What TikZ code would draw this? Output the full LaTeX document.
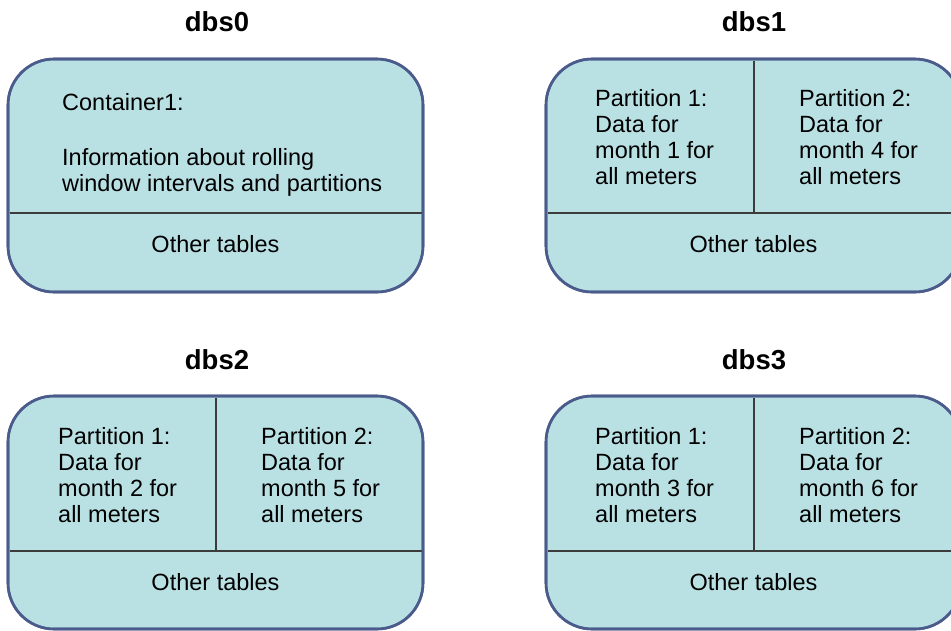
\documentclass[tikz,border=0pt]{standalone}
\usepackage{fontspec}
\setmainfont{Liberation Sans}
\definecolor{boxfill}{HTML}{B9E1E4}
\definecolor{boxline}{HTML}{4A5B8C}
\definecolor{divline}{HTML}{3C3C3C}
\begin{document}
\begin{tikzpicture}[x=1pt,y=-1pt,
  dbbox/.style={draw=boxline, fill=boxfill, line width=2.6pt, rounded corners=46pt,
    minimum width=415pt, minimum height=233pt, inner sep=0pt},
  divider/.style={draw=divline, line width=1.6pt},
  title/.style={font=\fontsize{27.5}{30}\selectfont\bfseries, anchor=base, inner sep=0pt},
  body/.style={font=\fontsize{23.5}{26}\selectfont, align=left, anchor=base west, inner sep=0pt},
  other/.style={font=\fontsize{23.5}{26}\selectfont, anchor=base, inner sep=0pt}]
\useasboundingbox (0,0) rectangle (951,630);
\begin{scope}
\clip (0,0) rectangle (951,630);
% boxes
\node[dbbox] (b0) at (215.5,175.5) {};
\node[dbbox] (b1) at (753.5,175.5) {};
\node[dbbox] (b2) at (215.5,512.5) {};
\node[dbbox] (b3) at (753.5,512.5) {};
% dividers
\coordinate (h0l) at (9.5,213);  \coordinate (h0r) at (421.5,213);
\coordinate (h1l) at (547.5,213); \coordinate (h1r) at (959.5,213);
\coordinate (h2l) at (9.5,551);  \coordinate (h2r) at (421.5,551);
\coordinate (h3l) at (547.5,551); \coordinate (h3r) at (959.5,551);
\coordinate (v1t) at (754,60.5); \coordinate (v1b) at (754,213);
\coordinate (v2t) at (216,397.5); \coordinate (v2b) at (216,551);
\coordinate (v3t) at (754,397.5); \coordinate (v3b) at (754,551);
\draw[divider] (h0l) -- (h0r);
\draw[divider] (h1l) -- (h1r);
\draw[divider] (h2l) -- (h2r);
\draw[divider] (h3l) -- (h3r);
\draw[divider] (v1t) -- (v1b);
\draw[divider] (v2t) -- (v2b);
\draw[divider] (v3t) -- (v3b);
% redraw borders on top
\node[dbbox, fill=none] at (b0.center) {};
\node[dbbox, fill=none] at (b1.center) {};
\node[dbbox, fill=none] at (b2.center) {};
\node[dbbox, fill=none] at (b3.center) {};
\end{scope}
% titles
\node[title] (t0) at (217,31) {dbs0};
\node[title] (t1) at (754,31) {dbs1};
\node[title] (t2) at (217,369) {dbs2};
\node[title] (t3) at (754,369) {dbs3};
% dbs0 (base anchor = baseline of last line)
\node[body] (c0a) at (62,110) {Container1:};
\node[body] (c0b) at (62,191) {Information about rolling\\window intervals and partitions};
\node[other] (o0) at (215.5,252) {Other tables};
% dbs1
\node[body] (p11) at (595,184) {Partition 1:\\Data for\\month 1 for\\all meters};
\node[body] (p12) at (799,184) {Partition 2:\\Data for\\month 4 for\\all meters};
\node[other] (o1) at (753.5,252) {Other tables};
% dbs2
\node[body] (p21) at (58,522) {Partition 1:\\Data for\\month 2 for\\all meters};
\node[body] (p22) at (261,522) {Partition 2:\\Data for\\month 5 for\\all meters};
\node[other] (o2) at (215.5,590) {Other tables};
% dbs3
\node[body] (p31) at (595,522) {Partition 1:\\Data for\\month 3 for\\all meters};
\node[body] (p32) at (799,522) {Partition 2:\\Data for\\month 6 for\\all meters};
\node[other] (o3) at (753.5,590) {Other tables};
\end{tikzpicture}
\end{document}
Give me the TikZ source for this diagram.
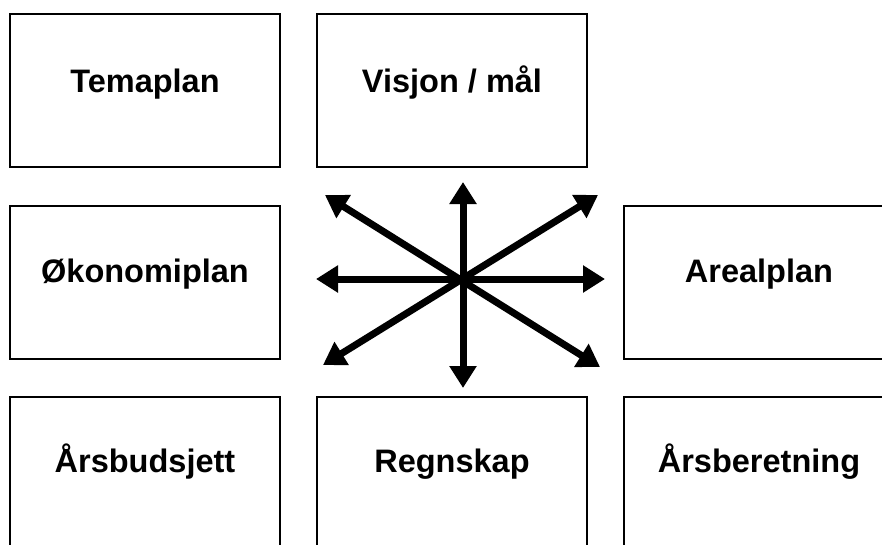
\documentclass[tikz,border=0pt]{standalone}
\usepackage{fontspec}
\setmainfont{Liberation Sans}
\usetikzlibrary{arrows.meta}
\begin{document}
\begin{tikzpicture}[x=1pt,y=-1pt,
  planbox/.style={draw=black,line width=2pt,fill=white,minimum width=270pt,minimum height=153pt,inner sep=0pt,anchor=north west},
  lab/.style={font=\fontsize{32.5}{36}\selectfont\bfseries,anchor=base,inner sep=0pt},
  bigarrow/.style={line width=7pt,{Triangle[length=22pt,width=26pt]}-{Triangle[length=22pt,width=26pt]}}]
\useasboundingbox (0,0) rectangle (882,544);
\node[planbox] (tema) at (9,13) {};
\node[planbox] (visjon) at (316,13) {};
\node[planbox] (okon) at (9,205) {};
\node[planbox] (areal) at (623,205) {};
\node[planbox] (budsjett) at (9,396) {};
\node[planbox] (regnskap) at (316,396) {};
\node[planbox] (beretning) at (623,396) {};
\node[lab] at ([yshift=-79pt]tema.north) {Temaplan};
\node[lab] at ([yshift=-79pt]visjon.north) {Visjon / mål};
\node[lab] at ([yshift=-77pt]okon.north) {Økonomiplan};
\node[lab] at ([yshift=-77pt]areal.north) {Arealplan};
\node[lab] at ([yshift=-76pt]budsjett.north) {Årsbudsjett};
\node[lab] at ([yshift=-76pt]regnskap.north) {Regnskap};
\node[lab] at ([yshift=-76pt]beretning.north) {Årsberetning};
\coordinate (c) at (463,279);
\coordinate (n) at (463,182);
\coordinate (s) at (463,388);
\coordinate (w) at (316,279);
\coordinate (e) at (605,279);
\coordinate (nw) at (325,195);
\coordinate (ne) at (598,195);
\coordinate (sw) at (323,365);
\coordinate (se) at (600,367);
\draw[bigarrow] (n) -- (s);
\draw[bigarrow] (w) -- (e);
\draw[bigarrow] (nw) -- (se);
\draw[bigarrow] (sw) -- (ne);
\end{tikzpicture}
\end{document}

- What you should do
Pictures are to be left out; the records above must be repeated word for word.

- Response to the task
What TikZ code would draw this? Output the full LaTeX document.
\documentclass[tikz,border=0pt]{standalone}
\usepackage{fontspec}
\setmainfont{Liberation Sans}
\definecolor{boxfill}{HTML}{B9E1E4}
\definecolor{boxline}{HTML}{4A5B8C}
\definecolor{divline}{HTML}{3C3C3C}
\begin{document}
\begin{tikzpicture}[x=1pt,y=-1pt,
  dbbox/.style={draw=boxline, fill=boxfill, line width=2.6pt, rounded corners=46pt,
    minimum width=415pt, minimum height=233pt, inner sep=0pt},
  divider/.style={draw=divline, line width=1.6pt},
  title/.style={font=\fontsize{27.5}{30}\selectfont\bfseries, anchor=base, inner sep=0pt},
  body/.style={font=\fontsize{23.5}{26}\selectfont, align=left, anchor=base west, inner sep=0pt},
  other/.style={font=\fontsize{23.5}{26}\selectfont, anchor=base, inner sep=0pt}]
\useasboundingbox (0,0) rectangle (951,630);
\begin{scope}
\clip (0,0) rectangle (951,630);
% boxes
\node[dbbox] (b0) at (215.5,175.5) {};
\node[dbbox] (b1) at (753.5,175.5) {};
\node[dbbox] (b2) at (215.5,512.5) {};
\node[dbbox] (b3) at (753.5,512.5) {};
% dividers
\coordinate (h0l) at (9.5,213);  \coordinate (h0r) at (421.5,213);
\coordinate (h1l) at (547.5,213); \coordinate (h1r) at (959.5,213);
\coordinate (h2l) at (9.5,551);  \coordinate (h2r) at (421.5,551);
\coordinate (h3l) at (547.5,551); \coordinate (h3r) at (959.5,551);
\coordinate (v1t) at (754,60.5); \coordinate (v1b) at (754,213);
\coordinate (v2t) at (216,397.5); \coordinate (v2b) at (216,551);
\coordinate (v3t) at (754,397.5); \coordinate (v3b) at (754,551);
\draw[divider] (h0l) -- (h0r);
\draw[divider] (h1l) -- (h1r);
\draw[divider] (h2l) -- (h2r);
\draw[divider] (h3l) -- (h3r);
\draw[divider] (v1t) -- (v1b);
\draw[divider] (v2t) -- (v2b);
\draw[divider] (v3t) -- (v3b);
% redraw borders on top
\node[dbbox, fill=none] at (b0.center) {};
\node[dbbox, fill=none] at (b1.center) {};
\node[dbbox, fill=none] at (b2.center) {};
\node[dbbox, fill=none] at (b3.center) {};
\end{scope}
% titles
\node[title] (t0) at (217,31) {dbs0};
\node[title] (t1) at (754,31) {dbs1};
\node[title] (t2) at (217,369) {dbs2};
\node[title] (t3) at (754,369) {dbs3};
% dbs0 (base anchor = baseline of last line)
\node[body] (c0a) at (62,110) {Container1:};
\node[body] (c0b) at (62,191) {Information about rolling\\window intervals and partitions};
\node[other] (o0) at (215.5,252) {Other tables};
% dbs1
\node[body] (p11) at (595,184) {Partition 1:\\Data for\\month 1 for\\all meters};
\node[body] (p12) at (799,184) {Partition 2:\\Data for\\month 4 for\\all meters};
\node[other] (o1) at (753.5,252) {Other tables};
% dbs2
\node[body] (p21) at (58,522) {Partition 1:\\Data for\\month 2 for\\all meters};
\node[body] (p22) at (261,522) {Partition 2:\\Data for\\month 5 for\\all meters};
\node[other] (o2) at (215.5,590) {Other tables};
% dbs3
\node[body] (p31) at (595,522) {Partition 1:\\Data for\\month 3 for\\all meters};
\node[body] (p32) at (799,522) {Partition 2:\\Data for\\month 6 for\\all meters};
\node[other] (o3) at (753.5,590) {Other tables};
\end{tikzpicture}
\end{document}
Give me the TikZ source for this diagram.
\documentclass[tikz,border=0pt]{standalone}
\usepackage{fontspec}
\setmainfont{Liberation Sans}
\usetikzlibrary{arrows.meta}
\begin{document}
\begin{tikzpicture}[x=1pt,y=-1pt,
  planbox/.style={draw=black,line width=2pt,fill=white,minimum width=270pt,minimum height=153pt,inner sep=0pt,anchor=north west},
  lab/.style={font=\fontsize{32.5}{36}\selectfont\bfseries,anchor=base,inner sep=0pt},
  bigarrow/.style={line width=7pt,{Triangle[length=22pt,width=26pt]}-{Triangle[length=22pt,width=26pt]}}]
\useasboundingbox (0,0) rectangle (882,544);
\node[planbox] (tema) at (9,13) {};
\node[planbox] (visjon) at (316,13) {};
\node[planbox] (okon) at (9,205) {};
\node[planbox] (areal) at (623,205) {};
\node[planbox] (budsjett) at (9,396) {};
\node[planbox] (regnskap) at (316,396) {};
\node[planbox] (beretning) at (623,396) {};
\node[lab] at ([yshift=-79pt]tema.north) {Temaplan};
\node[lab] at ([yshift=-79pt]visjon.north) {Visjon / mål};
\node[lab] at ([yshift=-77pt]okon.north) {Økonomiplan};
\node[lab] at ([yshift=-77pt]areal.north) {Arealplan};
\node[lab] at ([yshift=-76pt]budsjett.north) {Årsbudsjett};
\node[lab] at ([yshift=-76pt]regnskap.north) {Regnskap};
\node[lab] at ([yshift=-76pt]beretning.north) {Årsberetning};
\coordinate (c) at (463,279);
\coordinate (n) at (463,182);
\coordinate (s) at (463,388);
\coordinate (w) at (316,279);
\coordinate (e) at (605,279);
\coordinate (nw) at (325,195);
\coordinate (ne) at (598,195);
\coordinate (sw) at (323,365);
\coordinate (se) at (600,367);
\draw[bigarrow] (n) -- (s);
\draw[bigarrow] (w) -- (e);
\draw[bigarrow] (nw) -- (se);
\draw[bigarrow] (sw) -- (ne);
\end{tikzpicture}
\end{document}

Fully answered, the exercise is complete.